# SHORT PROBLEM:
Pull out the lines running from the one with "Emit a component" to the one with "Chart.register(...registerables);", inclusive, word for word. Drop any picture.

▶

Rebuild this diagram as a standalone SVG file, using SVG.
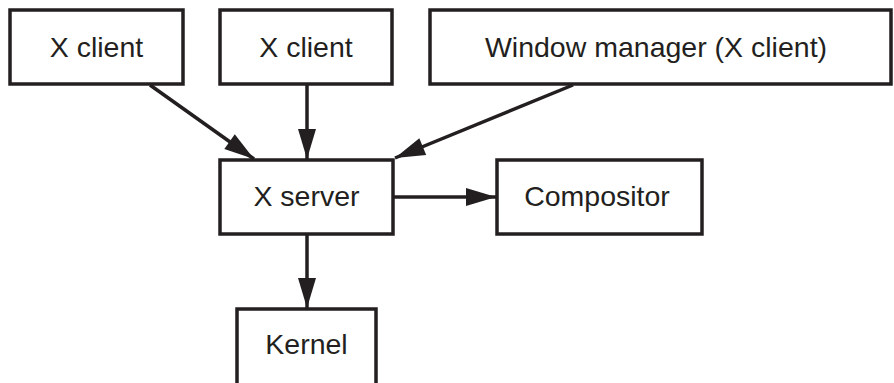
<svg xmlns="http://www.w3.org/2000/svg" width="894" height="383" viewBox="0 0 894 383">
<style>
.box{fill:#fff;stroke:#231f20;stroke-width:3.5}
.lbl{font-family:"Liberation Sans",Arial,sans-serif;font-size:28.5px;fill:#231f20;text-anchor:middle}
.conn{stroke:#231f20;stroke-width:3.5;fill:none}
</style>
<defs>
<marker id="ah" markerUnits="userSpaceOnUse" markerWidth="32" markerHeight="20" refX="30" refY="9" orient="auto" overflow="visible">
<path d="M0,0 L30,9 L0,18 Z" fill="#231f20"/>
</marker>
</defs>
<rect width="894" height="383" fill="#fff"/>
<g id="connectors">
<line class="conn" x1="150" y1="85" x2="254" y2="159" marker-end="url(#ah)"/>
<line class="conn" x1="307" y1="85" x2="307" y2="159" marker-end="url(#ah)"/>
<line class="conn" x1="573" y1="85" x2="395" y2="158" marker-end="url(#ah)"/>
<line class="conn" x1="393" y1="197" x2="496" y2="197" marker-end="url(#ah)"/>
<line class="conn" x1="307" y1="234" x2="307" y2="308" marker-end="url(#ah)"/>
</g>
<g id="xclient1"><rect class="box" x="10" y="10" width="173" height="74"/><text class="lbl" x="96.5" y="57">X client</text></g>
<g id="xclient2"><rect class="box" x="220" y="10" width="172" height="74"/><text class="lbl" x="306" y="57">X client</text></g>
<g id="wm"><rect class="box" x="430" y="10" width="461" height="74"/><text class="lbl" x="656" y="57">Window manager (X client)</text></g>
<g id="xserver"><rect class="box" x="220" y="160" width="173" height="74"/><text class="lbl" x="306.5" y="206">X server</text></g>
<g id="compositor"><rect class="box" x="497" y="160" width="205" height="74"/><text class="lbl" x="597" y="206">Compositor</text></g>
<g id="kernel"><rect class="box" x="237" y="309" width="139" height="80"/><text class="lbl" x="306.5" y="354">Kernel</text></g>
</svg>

◀
▶

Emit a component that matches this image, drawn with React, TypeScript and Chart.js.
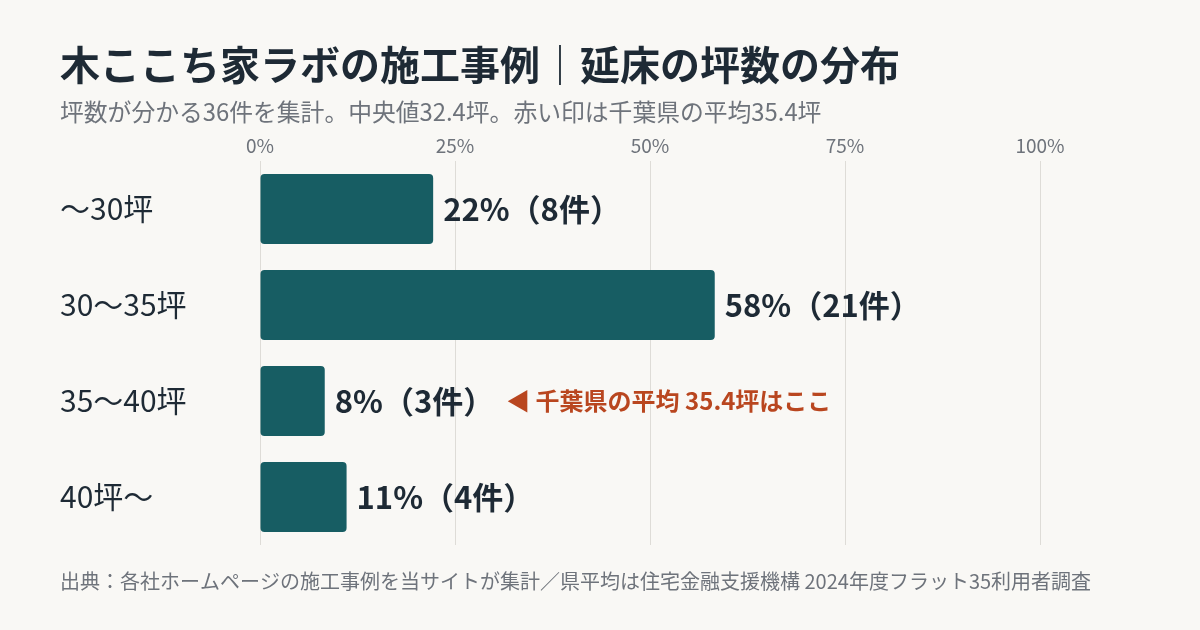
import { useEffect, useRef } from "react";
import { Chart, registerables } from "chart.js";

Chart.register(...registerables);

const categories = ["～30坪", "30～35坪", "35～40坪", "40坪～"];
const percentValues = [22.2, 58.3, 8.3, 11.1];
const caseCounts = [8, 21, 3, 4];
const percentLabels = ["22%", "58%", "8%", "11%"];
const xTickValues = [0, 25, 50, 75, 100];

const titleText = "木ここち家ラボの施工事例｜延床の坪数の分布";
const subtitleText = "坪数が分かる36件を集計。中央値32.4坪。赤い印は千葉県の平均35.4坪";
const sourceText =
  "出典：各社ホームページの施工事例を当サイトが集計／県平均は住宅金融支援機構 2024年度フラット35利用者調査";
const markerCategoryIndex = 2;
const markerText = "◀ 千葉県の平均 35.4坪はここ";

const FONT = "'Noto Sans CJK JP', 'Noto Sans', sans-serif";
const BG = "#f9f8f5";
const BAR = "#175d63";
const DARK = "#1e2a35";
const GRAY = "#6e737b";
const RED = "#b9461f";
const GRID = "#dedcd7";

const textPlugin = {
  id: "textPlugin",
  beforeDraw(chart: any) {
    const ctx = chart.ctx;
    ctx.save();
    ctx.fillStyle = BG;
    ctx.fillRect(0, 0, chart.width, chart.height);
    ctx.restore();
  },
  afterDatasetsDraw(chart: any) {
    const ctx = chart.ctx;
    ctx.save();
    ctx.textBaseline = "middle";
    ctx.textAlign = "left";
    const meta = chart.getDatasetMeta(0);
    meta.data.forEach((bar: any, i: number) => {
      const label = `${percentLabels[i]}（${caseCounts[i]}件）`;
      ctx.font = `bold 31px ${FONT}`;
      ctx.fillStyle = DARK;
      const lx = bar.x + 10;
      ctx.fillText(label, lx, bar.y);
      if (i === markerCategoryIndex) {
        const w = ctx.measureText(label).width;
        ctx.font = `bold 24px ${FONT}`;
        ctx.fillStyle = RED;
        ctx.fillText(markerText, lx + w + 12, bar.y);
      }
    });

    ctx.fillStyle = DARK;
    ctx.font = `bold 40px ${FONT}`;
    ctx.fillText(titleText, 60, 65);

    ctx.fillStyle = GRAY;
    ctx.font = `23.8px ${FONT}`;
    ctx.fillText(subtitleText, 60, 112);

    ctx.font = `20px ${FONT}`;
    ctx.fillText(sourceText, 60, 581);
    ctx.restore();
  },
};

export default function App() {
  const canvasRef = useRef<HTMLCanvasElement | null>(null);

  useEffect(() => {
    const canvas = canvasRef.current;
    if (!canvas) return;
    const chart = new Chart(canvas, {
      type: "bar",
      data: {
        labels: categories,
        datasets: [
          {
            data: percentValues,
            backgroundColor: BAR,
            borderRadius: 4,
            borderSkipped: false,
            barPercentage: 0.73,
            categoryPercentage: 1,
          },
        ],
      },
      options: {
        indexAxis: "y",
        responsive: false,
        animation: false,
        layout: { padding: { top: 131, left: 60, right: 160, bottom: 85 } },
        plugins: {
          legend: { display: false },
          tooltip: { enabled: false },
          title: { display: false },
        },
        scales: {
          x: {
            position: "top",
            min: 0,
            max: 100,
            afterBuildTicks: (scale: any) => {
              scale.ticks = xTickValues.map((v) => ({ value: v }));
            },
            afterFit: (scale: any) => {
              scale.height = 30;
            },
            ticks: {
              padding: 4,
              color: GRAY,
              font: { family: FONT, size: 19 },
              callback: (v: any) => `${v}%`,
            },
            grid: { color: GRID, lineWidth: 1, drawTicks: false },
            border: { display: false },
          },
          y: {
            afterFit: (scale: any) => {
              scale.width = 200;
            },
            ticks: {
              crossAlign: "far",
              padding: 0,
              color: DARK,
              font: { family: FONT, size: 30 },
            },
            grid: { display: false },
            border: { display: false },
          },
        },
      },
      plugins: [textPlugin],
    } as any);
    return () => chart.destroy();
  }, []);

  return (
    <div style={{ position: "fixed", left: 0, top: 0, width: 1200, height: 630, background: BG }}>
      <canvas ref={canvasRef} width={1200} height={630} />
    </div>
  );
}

◀
▶

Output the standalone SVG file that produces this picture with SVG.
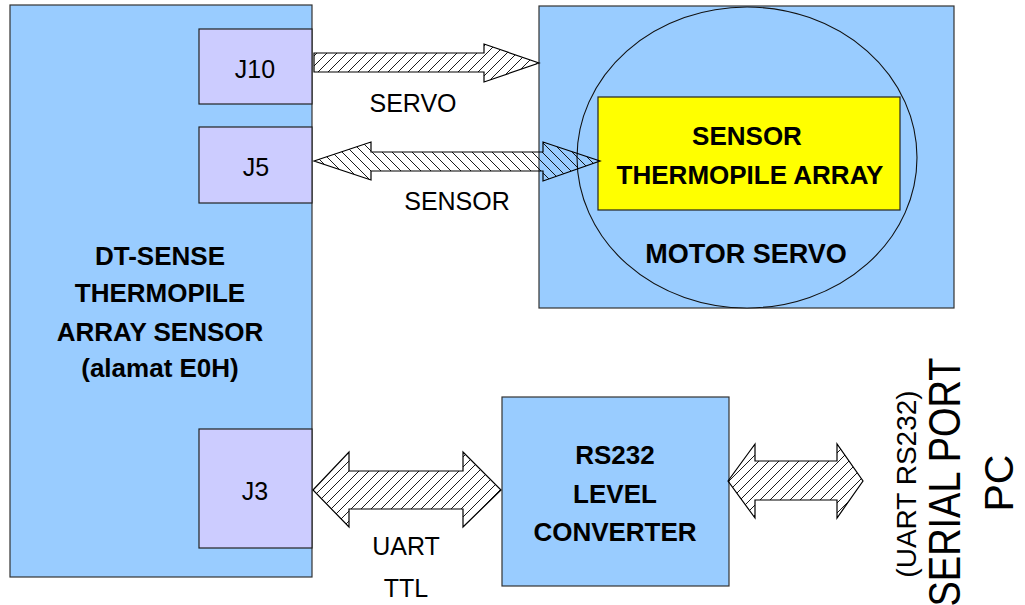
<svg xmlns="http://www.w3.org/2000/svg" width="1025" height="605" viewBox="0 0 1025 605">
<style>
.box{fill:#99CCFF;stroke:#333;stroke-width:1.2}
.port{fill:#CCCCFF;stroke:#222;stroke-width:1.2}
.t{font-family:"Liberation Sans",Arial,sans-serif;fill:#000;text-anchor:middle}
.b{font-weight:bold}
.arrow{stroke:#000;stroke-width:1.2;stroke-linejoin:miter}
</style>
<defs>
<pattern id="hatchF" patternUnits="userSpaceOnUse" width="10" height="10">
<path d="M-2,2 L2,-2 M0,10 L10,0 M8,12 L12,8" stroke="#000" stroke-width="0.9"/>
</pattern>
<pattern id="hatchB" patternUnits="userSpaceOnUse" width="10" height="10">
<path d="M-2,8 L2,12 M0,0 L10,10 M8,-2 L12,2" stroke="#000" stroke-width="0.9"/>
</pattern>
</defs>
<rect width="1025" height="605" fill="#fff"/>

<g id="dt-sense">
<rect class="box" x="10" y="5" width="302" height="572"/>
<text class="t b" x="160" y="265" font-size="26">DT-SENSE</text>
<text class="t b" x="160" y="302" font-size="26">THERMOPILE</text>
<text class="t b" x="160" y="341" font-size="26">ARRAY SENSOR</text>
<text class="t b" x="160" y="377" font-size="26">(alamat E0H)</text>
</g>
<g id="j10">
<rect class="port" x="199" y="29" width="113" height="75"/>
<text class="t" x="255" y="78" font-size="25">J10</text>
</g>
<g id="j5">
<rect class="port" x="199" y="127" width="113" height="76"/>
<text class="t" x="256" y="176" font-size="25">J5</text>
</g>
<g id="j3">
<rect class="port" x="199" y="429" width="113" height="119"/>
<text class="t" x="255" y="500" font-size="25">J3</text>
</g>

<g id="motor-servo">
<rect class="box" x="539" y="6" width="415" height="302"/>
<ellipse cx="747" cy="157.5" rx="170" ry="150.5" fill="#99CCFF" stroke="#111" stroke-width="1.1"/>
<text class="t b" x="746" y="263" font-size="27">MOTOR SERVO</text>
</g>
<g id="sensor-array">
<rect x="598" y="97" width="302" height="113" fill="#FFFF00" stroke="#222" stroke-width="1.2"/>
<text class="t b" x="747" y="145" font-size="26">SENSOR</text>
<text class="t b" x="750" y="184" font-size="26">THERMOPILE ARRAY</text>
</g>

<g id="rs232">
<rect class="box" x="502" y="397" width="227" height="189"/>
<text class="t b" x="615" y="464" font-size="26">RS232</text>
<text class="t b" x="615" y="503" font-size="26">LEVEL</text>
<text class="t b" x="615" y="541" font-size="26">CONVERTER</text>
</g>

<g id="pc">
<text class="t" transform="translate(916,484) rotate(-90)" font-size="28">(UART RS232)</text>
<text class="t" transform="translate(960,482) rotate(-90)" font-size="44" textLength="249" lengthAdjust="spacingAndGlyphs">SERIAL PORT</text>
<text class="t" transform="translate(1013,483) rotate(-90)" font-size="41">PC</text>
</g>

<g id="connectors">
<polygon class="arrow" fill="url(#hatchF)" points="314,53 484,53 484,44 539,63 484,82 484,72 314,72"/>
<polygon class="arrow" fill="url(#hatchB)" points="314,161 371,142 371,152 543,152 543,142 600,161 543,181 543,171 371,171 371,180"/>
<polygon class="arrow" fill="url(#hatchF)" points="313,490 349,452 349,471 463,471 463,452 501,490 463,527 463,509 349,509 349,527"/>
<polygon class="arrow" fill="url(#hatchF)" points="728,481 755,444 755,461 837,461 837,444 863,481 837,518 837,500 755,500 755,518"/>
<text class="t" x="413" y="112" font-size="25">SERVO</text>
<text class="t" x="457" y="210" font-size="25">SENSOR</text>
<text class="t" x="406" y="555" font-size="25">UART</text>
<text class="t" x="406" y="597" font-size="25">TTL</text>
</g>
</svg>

◀

# ANSWER TO THE TASK:
Emit a component that matches this image, drawn with React, TypeScript and Chart.js.
import { useEffect, useRef } from "react";
import { Chart, registerables } from "chart.js";

Chart.register(...registerables);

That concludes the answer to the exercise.